Cephalon Inc. said Tuesday that it has sued Watson Pharmaceuticals Inc. to prevent the generic-drug maker from selling a low-cost copy of the painkiller Fentora.

Watson, based in Corona, Calif., is seeking U.S. Food and Drug Administration approval to sell a generic of the drug, whose chemical name is fentanyl buccal. In its application, Watson challenged two patents owned by Cephalon that expire in 2019. Cephalon said the copy would violate its patents.

Cephalon produces several products at a Salt Lake City facility.

"We continue to believe that our patent position for this product is strong and intend to vigorously defend our intellectual property," Cephalon general counsel Jerry Pappert said Tuesday in a statement. The complaint was filed Monday in federal court in Wilmington, Del.

Fentora, a fast-acting tablet that dissolves in the mouth, is approved to relieve sudden episodes of cancer pain in adults already taking other opioids, or morphine-like drugs.

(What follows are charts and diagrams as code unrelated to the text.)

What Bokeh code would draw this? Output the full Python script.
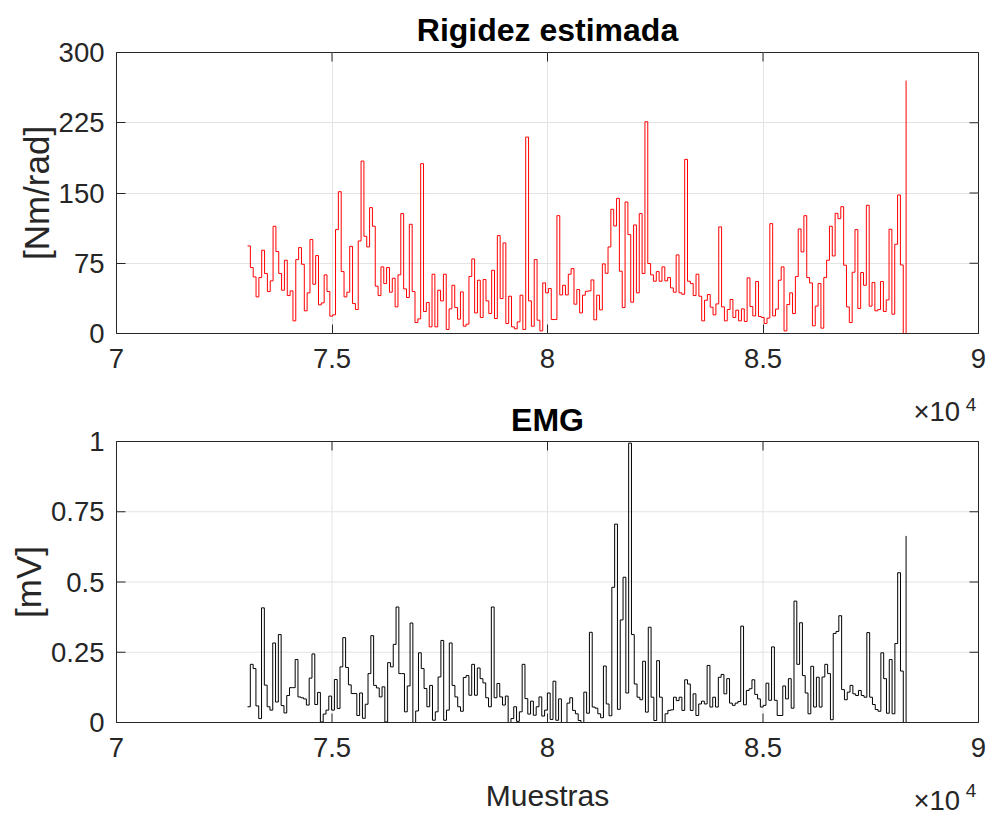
import numpy as np
from bokeh.plotting import figure
from bokeh.layouts import column
from bokeh.models import FixedTicker, Label, Range1d
from bokeh.core.properties import value
from bokeh.embed import file_html
from bokeh.resources import INLINE

# ---------------- data ----------------
sample_start = 73040
sample_end = 88320

x_ticks = [70000, 75000, 80000, 85000, 90000]
x_tick_labels = ["7", "7.5", "8", "8.5", "9"]
rig_ticks = [0, 75, 150, 225, 300]
emg_ticks = [0, 0.25, 0.5, 0.75, 1]
emg_tick_labels = ["0", "0.25", "0.5", "0.75", "1"]

rigidez = [
    93.5, 70.4, 60.4, 39.1, 59.7, 88.9, 64.0, 44.8, 56.2, 114.5, 87.5, 64.0, 46.2, 78.2, 40.5,
    45.5, 13.5, 78.9, 91.7, 73.9, 24.2, 43.4, 100.3, 52.6, 83.2, 30.6, 32.7, 62.6, 44.8, 18.5,
    19.9, 110.9, 151.4, 66.1, 39.1, 44.1, 93.1, 32.0, 25.6, 98.8, 184.1, 103.8, 92.4, 134.4,
    114.5, 50.5, 40.5, 71.1, 53.3, 70.4, 44.1, 59.0, 28.4, 62.6, 128.0, 47.6, 38.4,
    116.6, 44.8, 11.7, 15.6, 181.3, 23.5, 33.1, 7.1, 63.3, 7.1, 46.2, 34.8, 63.3, 4.3, 26.3,
    51.5, 27.7, 15.3, 44.4, 7.8, 10.0, 60.8, 79.6, 22.0, 56.9, 17.1, 57.6, 34.8, 21.3, 67.5,
    16.0, 104.5, 37.3, 96.7, 10.7, 39.8, 7.1, 5.0, 12.4, 40.9, 4.3, 209.7, 34.8, 7.8, 78.9,
    14.2, 2.8, 54.0, 43.4, 48.0, 14.9, 14.9, 125.8, 41.2, 51.5, 41.2,
    63.3, 69.3, 31.3, 46.9, 22.0, 40.9, 45.1, 45.5, 57.2, 14.6, 40.9, 25.2, 74.3, 64.3, 92.4,
    132.6, 114.8, 144.3, 66.5, 27.7, 140.4, 105.6, 33.4, 115.9, 43.4, 128.0, 64.0, 226.1, 74.7,
    62.6, 55.8, 66.1, 55.8, 71.1, 56.2, 59.7, 48.7, 44.1, 83.9, 43.4, 41.9, 185.9, 55.8, 53.3,
    40.5, 63.3, 39.8, 13.5, 35.5, 41.6, 28.1, 19.9, 31.6, 113.8, 28.4, 13.5, 25.6, 36.3, 17.1,
    24.9, 13.5, 26.3, 12.8, 59.4, 28.8, 18.8, 55.5, 18.1, 17.1, 10.7, 16.4, 117.3, 18.8, 26.0,
    56.9, 71.1, 2.8, 30.9, 43.4, 21.3, 60.8, 111.6, 87.1, 125.8, 59.7, 54.0, 8.2, 29.2, 53.3,
    5.7, 59.7, 78.2, 114.5, 82.8, 128.3, 122.6, 135.4, 72.9, 28.4, 11.7, 65.4, 110.9, 26.7,
    65.1, 51.5, 136.9, 29.2, 54.4, 24.2, 25.6, 55.5, 23.5, 35.9, 111.3, 20.6, 95.3, 147.9,
    73.2, 0.0, 270.0,
]

emg = [
    0.056, 0.207, 0.192, 0.059, 0.014, 0.408, 0.133, 0.056, 0.044, 0.283, 0.073, 0.313, 0.060,
    0.034, 0.096, 0.124, 0.124, 0.224, 0.091, 0.088, 0.084, 0.062, 0.158, 0.244, 0.064, 0.107,
    0.002, 0.030, 0.044, 0.094, 0.044, 0.153, 0.050, 0.198, 0.302, 0.196, 0.134, 0.103, 0.103,
    0.025, 0.105, 0.015, 0.065, 0.174, 0.309, 0.132, 0.123, 0.091, 0.127, 0.002, 0.213, 0.198,
    0.278, 0.411, 0.174, 0.174, 0.038,
    0.130, 0.354, 0.0, 0.041, 0.248, 0.192, 0.121, 0.056, 0.132, 0.008, 0.038, 0.162, 0.292,
    0.008, 0.044, 0.283, 0.132, 0.091, 0.056, 0.040, 0.160, 0.167, 0.097, 0.207, 0.097, 0.194,
    0.156, 0.141, 0.088, 0.056, 0.411, 0.088, 0.139, 0.091, 0.062, 0.094, 0.0, 0.014, 0.056,
    0.004, 0.038, 0.207, 0.085, 0.030, 0.076, 0.026, 0.056, 0.091, 0.023, 0.044, 0.105, 0.011,
    0.147, 0.008, 0.084, 0.0, 0.0,
    0.069, 0.088, 0.043, 0.031, 0.007, 0.0, 0.108, 0.033, 0.321, 0.055, 0.051, 0.031, 0.017,
    0.201, 0.066, 0.024, 0.481, 0.706, 0.047, 0.365, 0.517, 0.105, 0.994, 0.313, 0.137, 0.090,
    0.081, 0.218, 0.037, 0.339, 0.090, 0.007, 0.220, 0.090, 0.0, 0.031, 0.043, 0.045, 0.090,
    0.078, 0.090, 0.043, 0.152, 0.137, 0.043, 0.102, 0.025, 0.066, 0.076, 0.066, 0.203, 0.055,
    0.090, 0.055, 0.161, 0.171, 0.102,
    0.156, 0.069, 0.061, 0.069, 0.075, 0.343, 0.063, 0.114, 0.120, 0.152, 0.100, 0.084, 0.055,
    0.061, 0.140, 0.079, 0.269, 0.079, 0.025, 0.025, 0.130, 0.084, 0.156, 0.051, 0.432, 0.207,
    0.355, 0.167, 0.105, 0.031, 0.200, 0.055, 0.161, 0.055, 0.162, 0.207, 0.174, 0.010, 0.317,
    0.324, 0.380, 0.117, 0.081, 0.108, 0.132, 0.102, 0.096, 0.114, 0.096, 0.090, 0.320, 0.090,
    0.064, 0.046, 0.040, 0.248, 0.156, 0.033, 0.224, 0.031, 0.281, 0.533, 0.183, 0.0, 0.664,
]

x_rig = np.linspace(sample_start, sample_end, len(rigidez))
x_emg = np.linspace(sample_start, sample_end, len(emg))

FONT = "Liberation Sans"
TXT = "#262626"
GRID = "#e3e3e3"
TICK_FS = "27.5px"
XLAB_FS = "30px"
YLAB_FS = "35px"
TITLE_FS = "32px"

X0, X1 = x_ticks[0], x_ticks[-1]
FRAME_W, FRAME_H = 862, 281
LEFT, RIGHT = 116, 9
XSCALE = (X1 - X0) / FRAME_W          # samples per pixel


def axis_style(ax):
    ax.major_label_text_font = FONT
    ax.major_label_text_font_size = TICK_FS
    ax.major_label_text_color = TXT
    ax.axis_label_text_font = FONT
    ax.axis_label_text_font_size = YLAB_FS
    ax.axis_label_text_font_style = "normal"
    ax.axis_label_text_color = TXT
    ax.axis_line_color = TXT
    ax.major_tick_line_color = TXT
    ax.major_tick_in = 9
    ax.major_tick_out = 0
    ax.minor_tick_line_color = None


def box_ticks(p, yticks, ytop):
    # inward ticks on the top and right edges of the box
    p.ray(x=x_ticks, y=[ytop] * len(x_ticks), length=9, length_units="screen",
          angle=-np.pi / 2, line_color=TXT, line_width=1)
    p.ray(x=[X1] * len(yticks), y=yticks, length=9, length_units="screen",
          angle=np.pi, line_color=TXT, line_width=1)


# ---------------- top panel: Rigidez estimada ----------------
p1 = figure(frame_width=FRAME_W, frame_height=FRAME_H, min_border_left=LEFT,
            min_border_right=RIGHT, min_border_top=52, min_border_bottom=62,
            x_range=Range1d(X0, X1), y_range=Range1d(rig_ticks[0], rig_ticks[-1]),
            title="Rigidez estimada", output_backend="svg", toolbar_location=None)
p1.frame_align = False
p1.xaxis.ticker = FixedTicker(ticks=x_ticks)
p1.xaxis.major_label_overrides = dict(zip(x_ticks, x_tick_labels))
p1.yaxis.ticker = FixedTicker(ticks=rig_ticks)
axis_style(p1.xaxis[0])
axis_style(p1.yaxis[0])
p1.xaxis.major_label_standoff = 15
p1.yaxis.major_label_standoff = 12
p1.yaxis.axis_label = "[Nm/rad]"
p1.yaxis.axis_label_standoff = 0
p1.xgrid.grid_line_color = GRID
p1.ygrid.grid_line_color = GRID
p1.outline_line_color = TXT
p1.title.align = "center"
p1.title.text_font = FONT
p1.title.text_font_size = TITLE_FS
p1.title.text_font_style = "bold"
p1.title.text_color = "#000000"
p1.title.standoff = 9
box_ticks(p1, rig_ticks, rig_ticks[-1])
p1.step(x_rig, rigidez, mode="after", line_color="#ff0000", line_width=1)

# ---------------- bottom panel: EMG (its frame covers the whole canvas) ----------------
P2_W, P2_H = 987, 424
TOP_PAD, BOT_PAD = 46, 97              # pixels above y=1 and below y=0
YS = 1.0 / FRAME_H                     # mV per pixel
Y0, Y1 = emg_ticks[0], emg_ticks[-1]
p2 = figure(frame_width=P2_W, frame_height=P2_H, min_border=0,
            min_border_left=0, min_border_right=0, min_border_top=0, min_border_bottom=0,
            x_range=Range1d(X0 - LEFT * XSCALE, X1 + (P2_W - LEFT - FRAME_W) * XSCALE),
            y_range=Range1d(Y0 - BOT_PAD * YS, Y1 + TOP_PAD * YS),
            x_axis_location=None, y_axis_location=None,
            output_backend="svg", toolbar_location=None)
p2.frame_align = False
p2.outline_line_color = None
p2.grid.visible = False

nx, ny = len(x_ticks), len(emg_ticks)
# grid lines
p2.segment(x0=x_ticks, y0=[Y0] * nx, x1=x_ticks, y1=[Y1] * nx, line_color=GRID, line_width=1)
p2.segment(x0=[X0] * ny, y0=emg_ticks, x1=[X1] * ny, y1=emg_ticks, line_color=GRID, line_width=1)

p2.step(x_emg, emg, mode="after", line_color="#000000", line_width=1)

# axes box + inward ticks on all four sides
p2.segment(x0=[X0, X0, X0, X1], y0=[Y0, Y0, Y1, Y0], x1=[X1, X0, X1, X1], y1=[Y0, Y1, Y1, Y1],
           line_color=TXT, line_width=1)
p2.ray(x=x_ticks, y=[Y0] * nx, length=9, length_units="screen", angle=np.pi / 2,
       line_color=TXT, line_width=1)
p2.ray(x=[X0] * ny, y=emg_ticks, length=9, length_units="screen", angle=0,
       line_color=TXT, line_width=1)
box_ticks(p2, emg_ticks, Y1)

# tick labels
p2.text(x=x_ticks, y=[Y0 - 15 * YS] * nx, text=x_tick_labels, text_align="center",
        text_baseline="top", text_font=value(FONT), text_font_size=value(TICK_FS),
        text_color=TXT)
p2.text(x=[X0 - 12 * XSCALE] * ny, y=emg_ticks, text=emg_tick_labels, text_align="right",
        text_baseline="middle", text_font=value(FONT), text_font_size=value(TICK_FS),
        text_color=TXT)

XC = (X0 + X1) / 2
p2.add_layout(Label(x=XC, y=Y1 + 21.8 * YS, text="EMG", text_align="center",
                    text_baseline="alphabetic", text_font=FONT, text_font_size=TITLE_FS,
                    text_font_style="bold", text_color="#000000"))
p2.add_layout(Label(x=X0 - 88 * XSCALE, y=(Y0 + Y1) / 2, text="[mV]", text_align="center",
                    text_baseline="middle", angle=np.pi / 2, text_font=FONT,
                    text_font_size=YLAB_FS, text_color=TXT))
p2.add_layout(Label(x=XC, y=Y0 - 73 * YS, text="Muestras", text_align="center",
                    text_baseline="alphabetic", text_font=FONT, text_font_size=XLAB_FS,
                    text_color=TXT))

# exponent labels (x 10^4): one for each x axis
for yb, ye in ((Y1 + 29.8 * YS, Y1 + 37.5 * YS), (Y0 - 78.2 * YS, Y0 - 67.7 * YS)):
    p2.add_layout(Label(x=X1 - 18.4 * XSCALE, y=yb, text="×10", text_align="right",
                        text_baseline="alphabetic", text_font=FONT,
                        text_font_size=TICK_FS, text_color=TXT))
    p2.add_layout(Label(x=X1 - 12.7 * XSCALE, y=ye, text="4",
                        text_align="left", text_baseline="alphabetic", text_font=FONT,
                        text_font_size="19px", text_color=TXT))

layout = column(p1, p2, spacing=0)
open("out.html", "w").write(file_html(layout, INLINE))
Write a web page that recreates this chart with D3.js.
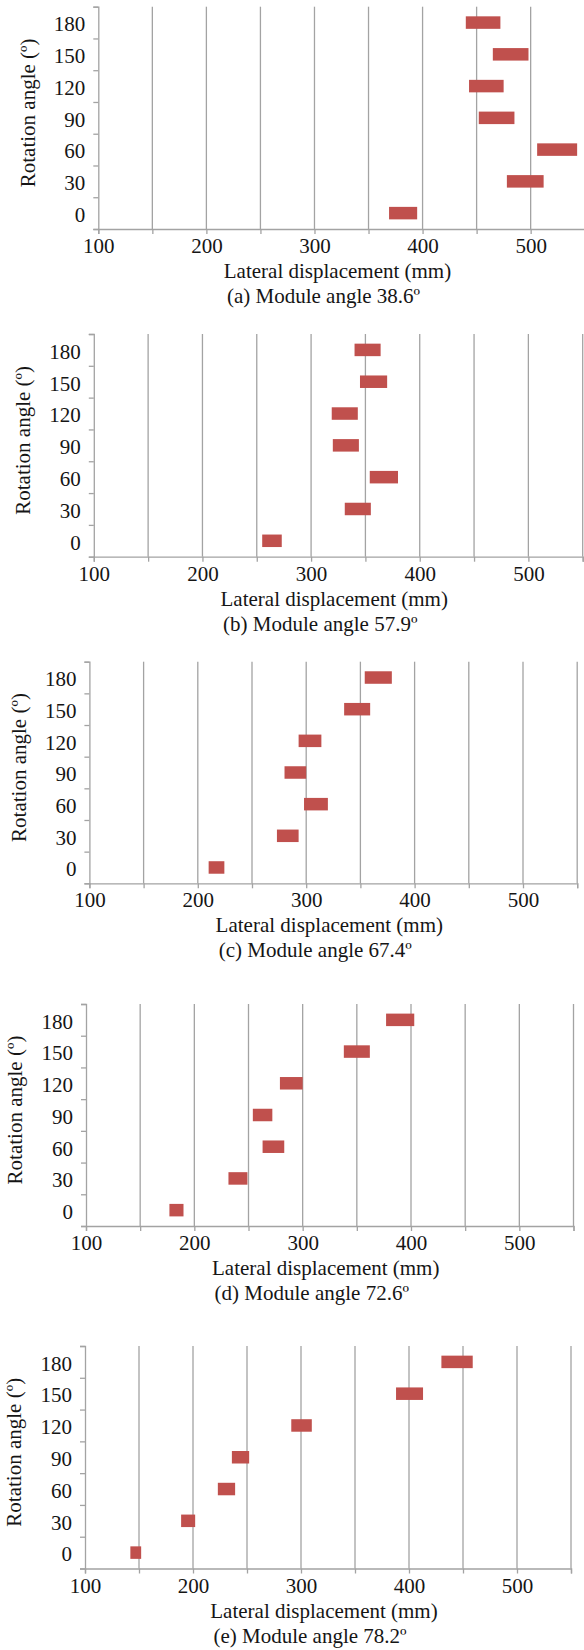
<!DOCTYPE html>
<html>
<head>
<meta charset="utf-8">
<script src="https://cdn.jsdelivr.net/npm/d3@7"></script>
<style>
  body { margin: 0; background: #fff; }
  svg text { font-family: "Liberation Serif", "Times New Roman", serif; fill: #151515; }
</style>
</head>
<body>
<svg id="chart" width="584" height="1650"></svg>
<script>
// data (min / max lateral displacement per rotation angle)
let angles = [0, 30, 60, 90, 120, 150, 180];
let xTickLabels = [100, 200, 300, 400, 500];
let xGrid = [100, 150, 200, 250, 300, 350, 400, 450, 500, 550];

let loA = [369, 478, 506, 452, 443, 465, 440];
let hiA = [395, 512, 543, 485, 475, 498, 472];
let loB = [255, 331, 354, 320, 319, 345, 340];
let hiB = [273, 355, 380, 344, 343, 370, 364];
let loC = [210, 273, 298, 280, 293, 335, 354];
let hiC = [224.5, 293, 320, 300, 314, 359, 379];
let loD = [177, 231.5, 263, 254, 279, 338, 377];
let hiD = [190, 249, 283, 272, 300, 362, 403];
let loE = [142, 189, 223, 236, 291, 388, 430];
let hiE = [152, 202, 239, 252, 310, 413, 459];

let captions = ['(a) Module angle 38.6º', '(b) Module angle 57.9º', '(c) Module angle 67.4º',
                '(d) Module angle 72.6º', '(e) Module angle 78.2º'];
let xTitle = 'Lateral displacement (mm)';
let yTitle = 'Rotation angle (º)';

// panel placement on the page
let panels = [
  {lo: loA, hi: hiA, left: 98.3, right: 584.7, top: 6.7, bottom: 229},
  {lo: loB, hi: hiB, left: 93.8, right: 582.7, top: 334, bottom: 556.7},
  {lo: loC, hi: hiC, left: 89.4, right: 577.2, top: 661.7, bottom: 883.3},
  {lo: loD, hi: hiD, left: 86.0, right: 573.5, top: 1004, bottom: 1226},
  {lo: loE, hi: hiE, left: 85.0, right: 571.0, top: 1346, bottom: 1568.5}
];

let svg = d3.select('#chart');
let gridColor = '#a3a3a3';
let barColor = '#c0504d';
let fontSize = 21;

let drawPanel = (p, i) => {
  let g = svg.append('g');
  let xScale = d3.scaleLinear().domain([100, 550]).range([p.left, p.right]);
  let yScale = d3.scaleBand().domain(angles.slice().reverse()).range([p.top, p.bottom]).padding(0);
  let yTicks = d3.scaleLinear().domain([0, angles.length]).range([p.bottom, p.top]);

  // vertical gridlines
  g.selectAll('.grid')
    .data(xGrid.slice(1))
    .enter()
    .append('line')
    .attr('x1', d => xScale(d))
    .attr('x2', d => xScale(d))
    .attr('y1', p.top)
    .attr('y2', p.bottom)
    .attr('stroke', gridColor)
    .attr('stroke-width', 1.3);

  // x axis
  let xAxis = d3.axisBottom(xScale)
    .tickValues(xGrid)
    .tickSize(5)
    .tickFormat(d => xTickLabels.includes(d) ? d : '');
  let xg = g.append('g')
    .attr('transform', 'translate(0,' + p.bottom + ')')
    .call(xAxis);
  xg.select('.domain').attr('stroke', gridColor).attr('stroke-width', 1.3);
  xg.selectAll('.tick line').attr('stroke', gridColor).attr('stroke-width', 1.3);
  xg.selectAll('.tick text')
    .attr('y', 24)
    .attr('dy', 0)
    .style('font-size', fontSize + 'px')
    .style('font-family', '"Liberation Serif", serif')
    .attr('fill', '#151515');

  // y axis (ticks at band edges)
  let yAxis = d3.axisLeft(yTicks)
    .tickValues(d3.range(angles.length + 1))
    .tickSize(5)
    .tickFormat('');
  let yg = g.append('g')
    .attr('transform', 'translate(' + p.left + ',0)')
    .call(yAxis);
  yg.select('.domain').attr('stroke', gridColor).attr('stroke-width', 1.3);
  yg.selectAll('.tick line').attr('stroke', gridColor).attr('stroke-width', 1.3);

  // y labels centred in each band
  g.selectAll('.ylab')
    .data(angles)
    .enter()
    .append('text')
    .attr('x', p.left - 13)
    .attr('y', d => yScale(d) + yScale.bandwidth() / 2)
    .attr('dy', '0.42em')
    .attr('text-anchor', 'end')
    .style('font-size', fontSize + 'px')
    .text(d => d);

  // floating bars
  let barH = 12.5;
  g.selectAll('.bar')
    .data(angles)
    .enter()
    .append('rect')
    .attr('x', (d, k) => xScale(p.lo[k]))
    .attr('width', (d, k) => xScale(p.hi[k]) - xScale(p.lo[k]))
    .attr('y', d => yScale(d) + yScale.bandwidth() / 2 - barH / 2)
    .attr('height', barH)
    .attr('fill', barColor);

  let cx = (p.left + p.right) / 2;
  g.append('text')
    .attr('x', cx - 4)
    .attr('y', p.bottom + 49)
    .attr('text-anchor', 'middle')
    .style('font-size', fontSize + 'px')
    .text(xTitle);
  g.append('text')
    .attr('x', cx - 18)
    .attr('y', p.bottom + 74)
    .attr('text-anchor', 'middle')
    .style('font-size', fontSize + 'px')
    .text(captions[i]);

  let cy = (p.top + p.bottom) / 2 - 5;
  g.append('text')
    .attr('transform', 'translate(' + (p.left - 71) + ',' + cy + ') rotate(-90)')
    .attr('dy', '0.35em')
    .attr('text-anchor', 'middle')
    .style('font-size', fontSize + 'px')
    .text(yTitle);
};

panels.forEach(drawPanel);
</script>
</body>
</html>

Overdose and use by patients without a tolerance for narcotics has led to at least five deaths since Fentora was approved in September 2006. Earlier this month, an FDA panel voted against wider use of the drug.

The drug generated $135 million in sales for Cephalon, based in Frazer, Pa., last year, or 7.6 percent of the company's revenue. Cephalon is seeking a court order to block approval of Watson's application until the patents expire.

In an April 24 statement, Watson said it believes it was the first to challenge the Cephalon patents. If so, the company could be rewarded with a six-month period in which it is the only generic-drug maker with FDA approval to sell the copy. Spokeswoman Patty Eisenhaur said the company had no comment on the lawsuit.

Under federal drug law, the lawsuit starts a time-period in which the FDA can't approve Watson's application for 30 months unless there's a court ruling in the generic-drug maker's favor before then.